RE: Binding Offer Explanation13 Jul 2025 08:03
They are covered here:
https://www.investopedia.com/terms/b/breakfee.asp
In their example, there is a break fee if the shareholders vote against the sale.
______________
Deal Break Fee Example
Rockwell Collins Inc. filed a Form 425 in anticipation of being acquired by United Technologies Corporation (UTC) in September of 2017.4 UTC then filed a Form S-4 in December 11, 2017, to describe in detail the proposed takeover of the company by United Technologies Corporation (UTC).

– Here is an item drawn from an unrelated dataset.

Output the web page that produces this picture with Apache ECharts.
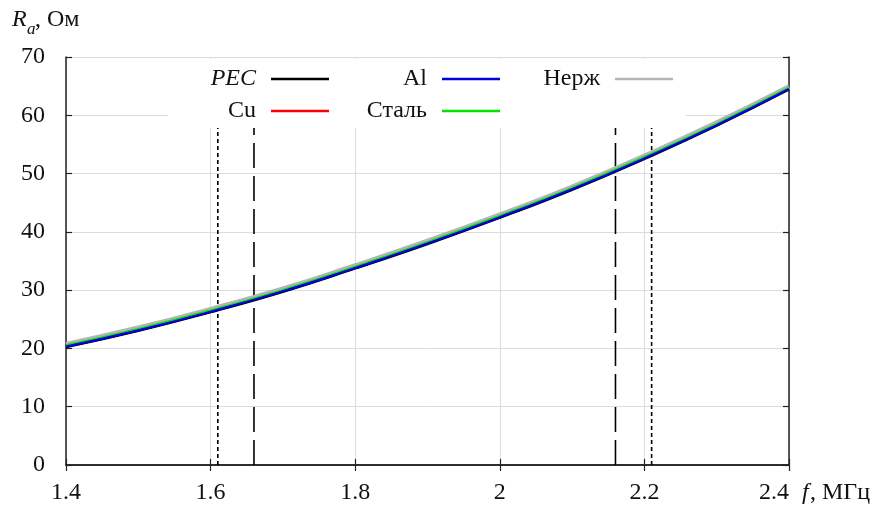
<!DOCTYPE html>
<html><head><meta charset="utf-8">
<script src="https://cdn.jsdelivr.net/npm/echarts@6/dist/echarts.min.js"></script>
<style>html,body{margin:0;padding:0;background:#fff}#c{width:893px;height:510px}</style>
</head><body><div id="c"></div>
<script>
var freq = [1.4, 1.5, 1.6, 1.7, 1.8, 1.9, 2.0, 2.1, 2.2, 2.3, 2.4];
var pec   = [20.2, 23.0, 26.2, 29.7, 33.7, 37.9, 42.4, 47.2, 52.5, 58.2, 64.4];
var cu    = [20.3, 23.1, 26.3, 29.8, 33.8, 38.0, 42.5, 47.3, 52.6, 58.3, 64.5];
var al    = [20.3, 23.1, 26.3, 29.8, 33.8, 38.0, 42.5, 47.3, 52.6, 58.3, 64.5];
var steel = [20.5, 23.3, 26.5, 30.0, 34.0, 38.2, 42.7, 47.5, 52.8, 58.5, 64.7];
var nerzh = [20.7, 23.5, 26.7, 30.2, 34.2, 38.4, 42.9, 47.7, 53.0, 58.7, 64.9];
var shortDashF = [1.61, 2.21];
var longDashF = [1.66, 2.16];
var markerTop = 57.8;

var FONT = 'Liberation Serif';
var FS = 24;
function pairs(xs, ys){ return xs.map(function(x,i){ return [x, ys[i]]; }); }
function vline(f, dash, name){
  return {name: name, type:'line', data:[[f,0],[f,markerTop]], showSymbol:false, silent:true,
    lineStyle:{color:'#000', width:1.6, type:dash}, z:1};
}
function curve(name, data, color, width, z){
  return {name:name, type:'line', data:pairs(freq, data), smooth:true, showSymbol:false,
    color:color, lineStyle:{color:color, width:width}, itemStyle:{color:color}, z:z};
}
function leg(name, right, top, italic){
  return {data:[name], right:right, top:top, padding:0, align:'right', icon:'rect',
    itemWidth:58, itemHeight:2.5, selectedMode:false, z:10,
    textStyle:{fontFamily:FONT, fontSize:FS, color:'#111', fontStyle: italic?'italic':'normal', padding:[0,10,0,0]}};
}
var chart = echarts.init(document.getElementById('c'), null, {renderer:'canvas'});
var axisLine = {show:true, lineStyle:{color:'#222', width:1.5}};
chart.setOption({
  animation:false,
  backgroundColor:'#fff',
  grid:{left:66, right:104, top:57, bottom:45},
  xAxis:[{type:'value', min:1.4, max:2.4, interval:0.2, position:'bottom',
    axisLine:axisLine, axisTick:{show:true, inside:true, length:6, lineStyle:{color:'#222', width:1.2}},
    axisLabel:{fontFamily:FONT, fontSize:FS, color:'#111', margin:16, alignMaxLabel:'right'},
    splitLine:{show:true, lineStyle:{color:'#dcdcdc', width:1}}},
   {type:'value', min:1.4, max:2.4, interval:0.2, position:'top',
    axisLine:axisLine, axisTick:{show:true, inside:true, length:6, lineStyle:{color:'#222', width:1.2}},
    axisLabel:{show:false}, splitLine:{show:false}}],
  yAxis:[{type:'value', min:0, max:70, interval:10, position:'left',
    axisLine:axisLine, axisTick:{show:true, inside:true, length:6, lineStyle:{color:'#222', width:1.2}},
    axisLabel:{fontFamily:FONT, fontSize:FS, color:'#111', margin:21},
    splitLine:{show:true, lineStyle:{color:'#dcdcdc', width:1}}},
   {type:'value', min:0, max:70, interval:10, position:'right',
    axisLine:axisLine, axisTick:{show:true, inside:true, length:6, lineStyle:{color:'#222', width:1.2}},
    axisLabel:{show:false}, splitLine:{show:false}}],
  legend:[
    leg('PEC', 564, 67, true),
    leg('Al', 393, 67, false),
    leg('Нерж', 220, 67, false),
    leg('Cu', 564, 99, false),
    leg('Сталь', 393, 99, false)
  ],
  graphic:[
    {type:'rect', shape:{x:168, y:59, width:518, height:69}, style:{fill:'#fff'}, z:3, silent:true},
    {type:'text', left:12, top:8, style:{text:'R', font:'italic 24px "Liberation Serif"', fill:'#111'}},
    {type:'text', left:27, top:21, style:{text:'a', font:'italic 17px "Liberation Serif"', fill:'#111'}},
    {type:'text', left:35, top:8, style:{text:', Ом', font:'24px "Liberation Serif"', fill:'#111'}},
    {type:'text', left:802, top:481, style:{text:'f', font:'italic 24px "Liberation Serif"', fill:'#111'}},
    {type:'text', left:810, top:481, style:{text:', МГц', font:'24px "Liberation Serif"', fill:'#111'}}
  ],
  series:[
    vline(shortDashF[0], [4,3], 'd1'),
    vline(shortDashF[1], [4,3], 'd2'),
    vline(longDashF[0], [25,8], 'd3'),
    vline(longDashF[1], [25,8], 'd4'),
    curve('Нерж', nerzh, '#b4b4b4', 5, 2),
    curve('Cu', cu, '#ff0000', 2.2, 3),
    curve('Сталь', steel, '#00e400', 2.5, 4),
    curve('PEC', pec, '#000000', 2.2, 5),
    curve('Al', al, '#0000e0', 2.2, 6)
  ]
});
</script></body></html>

The break fee clause in the filing stipulates that Rockwell Collins will pay to UTC $695 million if one of the following events occur:
- UTC terminates the merger agreement pursuant to the breach termination right on the basis of a breach of a covenant or agreement contained in the merger agreement.
- Either party terminates the agreement pursuant to the end date termination right or failure of Rockwell Collins to obtain shareholder approval.
- Rockwell Collins completes an [alternative] acquisition proposal or enters into a definitive agreement with respect to a[n alternative] proposal.5
_________
There are further examples here:
https://corporatefinanceinstitute.com/resources/valuation/breakup-fee/
Events that Trigger a Breakup Fee
Some of the events that may trigger the breakup fee provision include the following:
- Company’s board of directors changes their mind.
- Shareholders fail to approve the deal.
- The seller chooses a competing bidder.
- Seller opts to open the deal to the public rather than just negotiating with the buyer named in the preliminary agreement.
- A previously undisclosed defect is discovered in the target company.
________________
So, with regards to @Happydays question in the PGM thread as to why JLP haven't rejected the offer, that would fall under 'Company’s board of directors changes their mind.' and a fee would need to be paid.
We don't know the size of the fee or the details of the binding offer, but the entire point of the binding offer is to prevent one party meeting the other party around.
These fees can be substantial:
AT&T’s failed purchase of T-Mobile USA
In 2011, the planned merger between AT&T and T-Mobile USA was opposed by the US Department of Justice and the US telecommunications regulator. Since the two parties initially agreed to a breakup fee provision, Deutsche Telkom received a breakup fee from AT&T.
The fee included $3 billion in cash payments, $1 billion to $3 billion in wireless spectrum, and a long-term agreement to allow UMTS roaming within the US for T-Mobile USA.